*The request*. Within the listing below, locate all lines containing the word "document". Copy each one.

═════ Dataset excerpt

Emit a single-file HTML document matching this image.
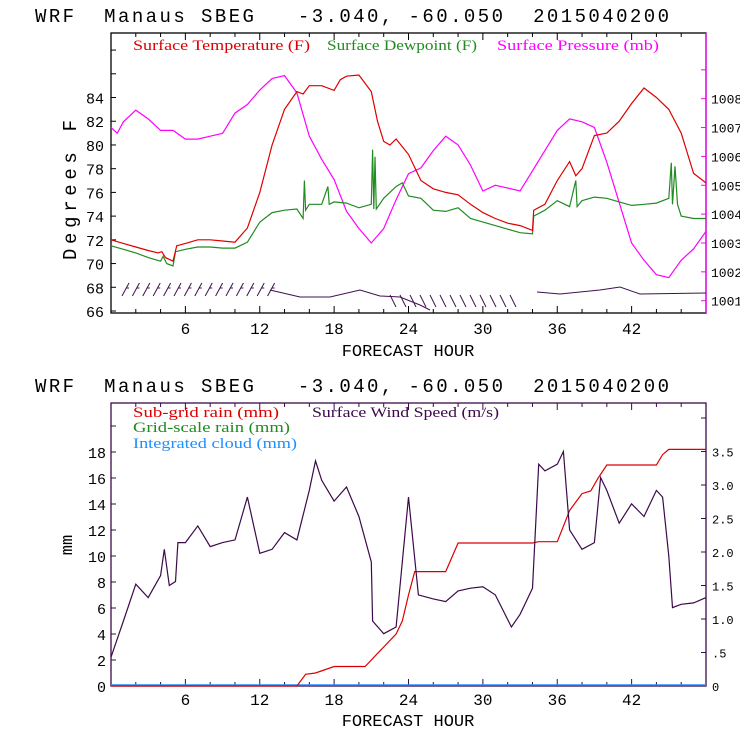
<!DOCTYPE html>
<html><head><meta charset="utf-8"><style>
body{margin:0;background:#fff;width:740px;height:740px;overflow:hidden}
svg text{font-family:"Liberation Mono",monospace}
.lg{font-family:"Liberation Serif",serif;font-size:15px}
.ttl{white-space:pre}
</style></head><body>
<svg id="c" width="740" height="740" xmlns="http://www.w3.org/2000/svg"></svg>
<script>
const tempHours=[0,1,2,3,3.8,4.1,4.4,5,5.1,5.3,6,7,8,9,10,11,12,13,14,15,15.5,16,17,18,18.5,19,20,21,21.5,22,22.5,23,24,25,26,27,28,29,30,31,32,33,34,34.1,35,36,37,37.5,38,39,40,41,42,43,44,45,46,47,48];
const tempVals=[72,71.7,71.4,71.1,70.9,71,70.5,70.2,70.6,71.5,71.7,72,72,71.9,71.8,73,76,80,83,84.5,84.3,85,85,84.6,85.5,85.8,85.9,84.5,82,80.3,80,80.5,79.2,77,76.3,76,75.8,75,74.3,73.8,73.4,73.2,72.8,74.5,75,77,78.6,77.4,78,80.8,81,82,83.5,84.8,84,83,81,77.6,76.8];
const dewHours=[0,1,2,3,4,4.2,4.5,5,5.2,6,7,8,9,10,11,12,13,14,15,15.5,15.6,15.7,16,17,17.5,17.6,18,19,20,21,21.1,21.2,21.3,21.4,22,23,23.5,24,25,26,27,28,29,30,31,32,33,34,34.1,35,36,37,37.5,37.6,38,39,40,41,42,43,44,45,45.2,45.3,45.5,45.7,46,47,48];
const dewVals=[71.5,71.2,70.9,70.5,70.2,70.6,70,69.8,71,71.2,71.4,71.4,71.3,71.3,71.8,73.5,74.3,74.5,74.6,73.8,77,74.5,75,75,76.5,75,75.2,75.1,74.7,75,79.6,74.6,79,74.6,75.5,76.5,76.8,75.7,75.5,74.5,74.4,74.7,73.8,73.5,73.2,72.9,72.6,72.5,74,74.5,75.3,74.8,77,74.8,75.3,75.6,75.5,75.2,74.9,75,75.1,75.5,78.5,75,78.2,75,74,73.8,73.8];
const presHours=[0,0.5,1,2,3,4,5,6,7,8,9,10,11,12,13,14,15,16,17,18,19,20,21,22,23,24,25,26,27,28,29,30,31,32,33,34,35,36,37,38,39,40,41,42,43,44,45,46,47,48];
const presVals=[1007.0,1006.8,1007.2,1007.6,1007.3,1006.9,1006.9,1006.6,1006.6,1006.7,1006.8,1007.5,1007.8,1008.3,1008.7,1008.8,1008.2,1006.7,1005.9,1005.2,1004.1,1003.5,1003.0,1003.5,1004.5,1005.4,1005.6,1006.2,1006.7,1006.4,1005.7,1004.8,1005.0,1004.9,1004.8,1005.5,1006.2,1006.9,1007.3,1007.2,1007.0,1005.8,1004.4,1003.0,1002.4,1001.9,1001.8,1002.4,1002.8,1003.4];
const windHours=[0,1,2,3,4,4.3,4.7,5.2,5.4,6,7,8,9,10,11,12,13,14,15,16,16.5,17,18,19,20,21,21.1,22,23,24,24.8,26,27,28,29,30,31,32.3,33,34,34.5,35,36,36.5,37,38,39,39.5,40,41,42,43,44,44.5,45,45.3,46,47,48];
const windVals=[0.43,0.97,1.52,1.32,1.65,2.04,1.5,1.56,2.14,2.14,2.39,2.08,2.14,2.18,2.82,1.98,2.04,2.29,2.18,2.92,3.36,3.07,2.76,2.97,2.53,1.85,0.97,0.78,0.88,2.82,1.36,1.3,1.26,1.42,1.46,1.48,1.36,0.88,1.07,1.46,3.31,3.21,3.31,3.5,2.33,2.04,2.14,3.11,2.92,2.43,2.72,2.53,2.92,2.82,1.94,1.17,1.22,1.24,1.32];
const rainHours=[0,15,15.7,16.5,18,20.5,22,23,23.5,24,24.5,27,28,34,34.5,36,37,38,38.7,39.3,40,44,44.5,45,48];
const rainVals=[0,0,0.9,1,1.5,1.5,3,4,5,7,8.8,8.8,11,11,11.1,11.1,13.5,14.8,15,16,17,17,17.8,18.2,18.2];
const xLabels=[6,12,18,24,30,36,42];
const tempTicks=[66,68,70,72,74,76,78,80,82,84];
const presTicks=[1001,1002,1003,1004,1005,1006,1007,1008];
const mmTicks=[0,2,4,6,8,10,12,14,16,18];
const msTicks=["0",".5","1.0","1.5","2.0","2.5","3.0","3.5"];

const S=document.getElementById('c');const NS='http://www.w3.org/2000/svg';
function el(t,a,txt){const e=document.createElementNS(NS,t);for(const k in a)e.setAttribute(k,a[k]);if(txt!==undefined)e.textContent=txt;S.appendChild(e);return e;}
const X0=111,X1=706;
const x=h=>X0+h*(X1-X0)/48;
const yT=v=>311-(v-66)*11.86;
const yP=v=>300.7-(v-1001)*28.86;
const yMM=v=>686-v*13.0;
const yMS=v=>686-v*67;
function poly(hs,vs,fy,col,name,w){const p=hs.map((h,i)=>x(h).toFixed(1)+','+fy(vs[i]).toFixed(1)).join(' ');
const e=el('polyline',{points:p,fill:'none',stroke:col,'stroke-width':w||1.2});

}
function title(y,n){const t=el('text',{x:35,y:y,'font-size':19,fill:'#000',class:'ttl',textLength:634,lengthAdjust:'spacing'},'WRF  Manaus SBEG   -3.040, -60.050  2015040200');

}
title(22,'top-chart-title');title(392,'bottom-chart-title');

// top frame
let f=el('rect',{x:X0,y:33,width:X1-X0,height:280,fill:'none',stroke:'#000','stroke-width':1.3});


el('line',{x1:X1,y1:33,x2:X1,y2:313,stroke:'#f0f','stroke-width':1.3});
for(let h=2;h<48;h+=2){el('line',{x1:x(h),y1:313,x2:x(h),y2:h%6?309:306,stroke:'#000'});el('line',{x1:x(h),y1:33,x2:x(h),y2:h%6?37:40,stroke:'#000'});}
xLabels.forEach(h=>{const t=el('text',{x:x(h),y:334,'font-size':16,'text-anchor':'middle'},h);

});
for(let v=66;v<=88;v+=2){el('line',{x1:X0,y1:yT(v),x2:X0+5,y2:yT(v),stroke:'#000'});}
tempTicks.forEach(v=>{const t=el('text',{x:104,y:yT(v)+6,'font-size':15,'text-anchor':'end'},v);

});
for(let v=1001;v<=1009;v++){el('line',{x1:X1-5,y1:yP(v),x2:X1,y2:yP(v),stroke:'#f0f'});}
presTicks.forEach(v=>{const t=el('text',{x:711,y:yP(v)+5,'font-size':13},v);

});
let yl=el('text',{x:76,y:190,'font-size':19,'text-anchor':'middle',transform:'rotate(-90 76 190)',textLength:140,lengthAdjust:'spacing'},'Degrees F');


let xl=el('text',{x:408,y:356,'font-size':17,'text-anchor':'middle'},'FORECAST HOUR');


[['Surface Temperature (F)',133,'#d00',177],['Surface Dewpoint (F)',327,'#228b22',150],['Surface Pressure (mb)',497,'#f0f',162]].forEach(a=>{const t=el('text',{x:a[1],y:50,fill:a[2],class:'lg',textLength:a[3],lengthAdjust:'spacingAndGlyphs'},a[0]);

});
poly(presHours,presVals,yP,'#f0f','pressure-line');
poly(dewHours,dewVals,yT,'#228b22','dewpoint-line');
poly(tempHours,tempVals,yT,'#d00','temperature-line');
// wind barbs (decorative)
for(let i=0;i<15;i++){const bx=122+i*10.4;el('line',{x1:bx,y1:296,x2:bx+7,y2:283,stroke:'#401050'});el('line',{x1:bx+4,y1:288,x2:bx+7,y2:288,stroke:'#401050'});}
el('polyline',{points:'270,290 300,297 330,297 360,290 380,296 400,297 420,305 430,310',fill:'none',stroke:'#401050'});
for(let i=0;i<13;i++){const bx=390+i*10;el('line',{x1:bx,y1:295,x2:bx+6,y2:307,stroke:'#401050'});}
el('polyline',{points:'537,292 560,294 600,290 620,287 640,294 706,293',fill:'none',stroke:'#401050'});

// bottom frame
f=el('rect',{x:X0,y:403,width:X1-X0,height:283,fill:'none',stroke:'#3c0a4a','stroke-width':1.3});


for(let h=2;h<48;h+=2){el('line',{x1:x(h),y1:686,x2:x(h),y2:h%6?682:679,stroke:'#3c0a4a'});el('line',{x1:x(h),y1:403,x2:x(h),y2:h%6?407:410,stroke:'#3c0a4a'});}
xLabels.forEach(h=>{const t=el('text',{x:x(h),y:705,'font-size':16,'text-anchor':'middle'},h);

});
for(let v=0;v<=20;v+=2){el('line',{x1:X0,y1:yMM(v),x2:X0+5,y2:yMM(v),stroke:'#3c0a4a'});}
mmTicks.forEach(v=>{const t=el('text',{x:106,y:yMM(v)+6,'font-size':15,'text-anchor':'end'},v);

});
for(let i=0;i<=8;i++){el('line',{x1:X1-5,y1:yMS(i*0.5),x2:X1,y2:yMS(i*0.5),stroke:'#3c0a4a'});}
msTicks.forEach((v,i)=>{const t=el('text',{x:712,y:yMS(i*0.5)+5,'font-size':12},v);

});
yl=el('text',{x:72,y:545,'font-size':17,'text-anchor':'middle',transform:'rotate(-90 72 545)'},'mm');


xl=el('text',{x:408,y:726,'font-size':17,'text-anchor':'middle'},'FORECAST HOUR');


[['Sub-grid rain (mm)',133,417,'#d00',146],['Surface Wind Speed (m/s)',312,417,'#3c0a4a',187],['Grid-scale rain (mm)',133,432,'#228b22',157],['Integrated cloud (mm)',133,448,'#1e8fff',164]].forEach(a=>{const t=el('text',{x:a[1],y:a[2],fill:a[3],class:'lg',textLength:a[4],lengthAdjust:'spacingAndGlyphs'},a[0]);

});
el('line',{x1:X0,y1:685,x2:X1,y2:685,stroke:'#1e8fff','stroke-width':1.5});
poly(rainHours,rainVals,yMM,'#d00','subgrid-rain-line');
poly(windHours,windVals,yMS,'#3c0a4a','wind-speed-line');
</script></body></html>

══════════

*Task output*.
Emit a single-file HTML document matching this image.
const S=document.getElementById('c');const NS='http://www.w3.org/2000/svg';
function el(t,a,txt){const e=document.createElementNS(NS,t);for(const k in a)e.setAttribute(k,a[k]);if(txt!==undefined)e.textContent=txt;S.appendChild(e);return e;}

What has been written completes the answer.